The large evacuated volume of the LT- evaporators 12 can thereby be utilized to dump the evaporated gas from the MT part of the vapour compression system 1, while the LT compressor 14 is at a standstill as well. This can continue until the pressures of the MT part and the LT part of the vapour compression system 1 are balanced out. This enables the vapour compression system 1 to provide load shedding for a prolonged period of time without jeopardizing the temperature in the refrigerated volumes of the MT part of the vapour compression system 1. To this end, goods stored in the refrigerated volumes of the LT part of the vapour compression system 1 are frozen, and may hence be considered as non temperature sensitive, as long as it is ensured that no melting takes place.

As the pressure in the LT part of the vapour compression system 1 increases, the temperature of the goods stored in the refrigerated volumes of the LT part of the vapour compression system 1 might become lower than the condensation temperature of the gaseous refrigerant in the MT part of the vapour compression system 1. Thereby the gaseous refrigerant in the MT part of the vapour compression system 1 may start to condensate, while transferring heat to the goods stored in the refrigerated volumes of the LT part of the vapour compression system 1, i.e. extracting cooling from these goods. Thereby the load shedding may be prolonged even further.

Fig. 8 is a block diagram illustrating a number of vapour compression systems 1, three of which are shown, being administered by an aggregator 16. The vapour compression systems 1 may each be in the form of one of the vapour compression systems 1 illustrated in any of Figs. 1-7. The aggregator 16 receives load shedding requests from a power grid 17, the load shedding requests indicating a total load shedding need by the power grid 17 to be met by the vapour compression systems 1 being administered by the aggregator 16. Based thereon, the aggregator 16 generates load shedding commands for each of the vapour compression systems 1. The load shedding commands request each of the vapour compression systems 1 to provide load shedding in such a manner that the load shedding contributions from all of the vapour compression systems 1 add up to meet the load shedding need of the power grid 17 which was specified by the load shedding request received by the aggregator 16.

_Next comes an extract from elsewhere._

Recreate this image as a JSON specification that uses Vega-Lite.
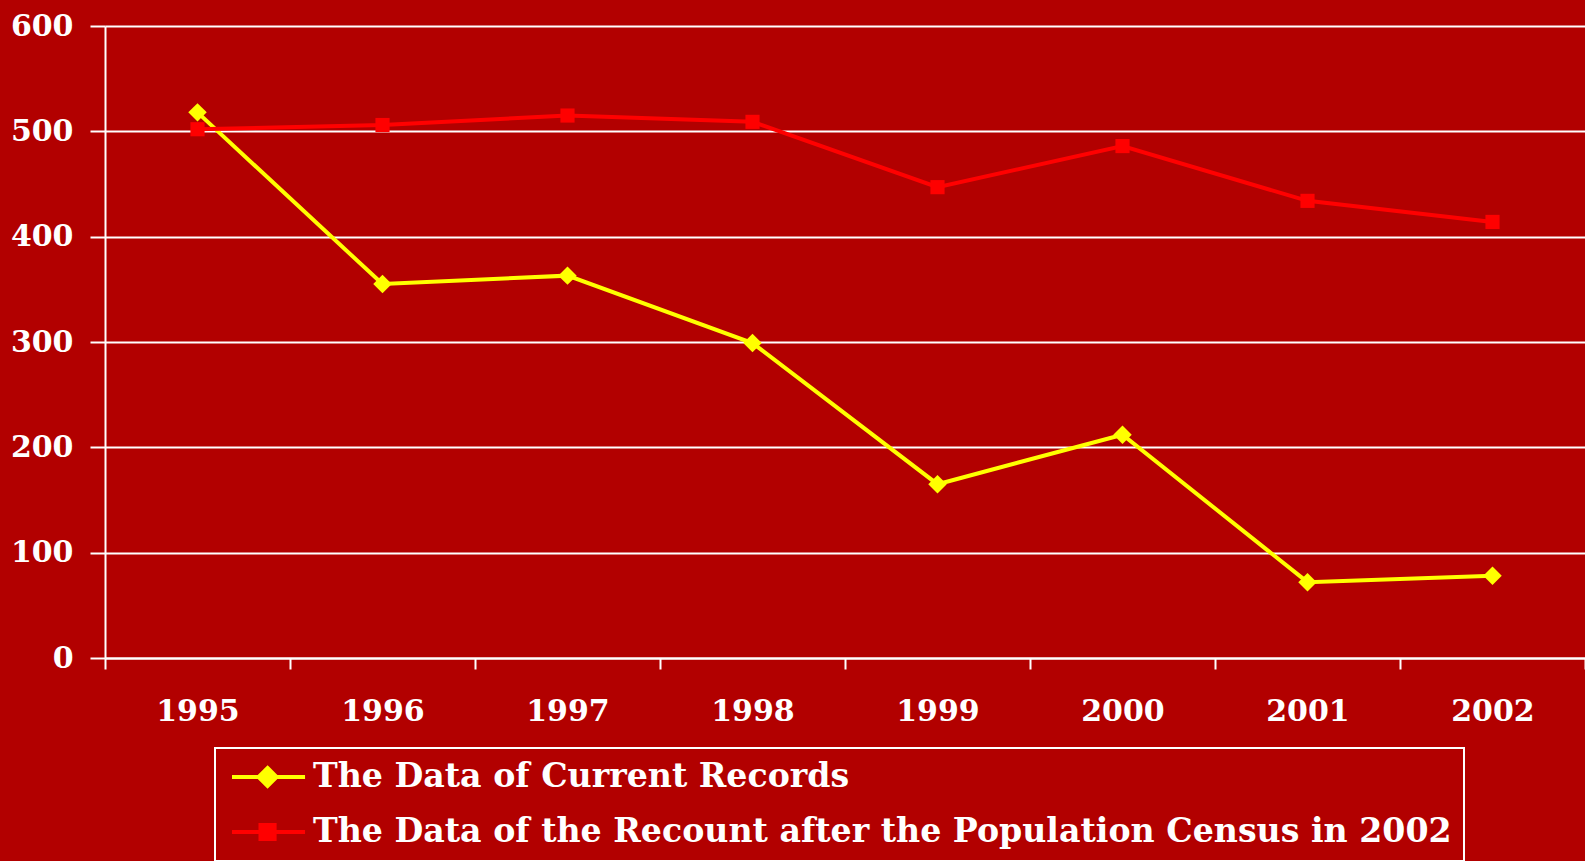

Each vapour compression system 1 comprises two or more refrigerated volumes. Upon receipt of a load shedding command from the aggregator 16, the vapour compression systems 1 reduce the compressor capacity, thereby reducing their power consumption. Furthermore, each vapour compression system 1 divides its refrigerated volumes into two prioritized categories, i.e. a first category 18 including refrigerated volumes storing goods of a temperature critical type, and a second category 19 including refrigerated volumes storing goods of a temperature non-critical type. Then the vapour compression systems 1 are operated in such a manner that the refrigerated volumes of the first category 18 are prioritized over the refrigerated volumes of the second category 19 when the available refrigerant is distributed among the evaporators arranged in thermal contact with the refrigerated volumes. This could, e.g., be performed in the manner described above with reference to Figs. 1-7.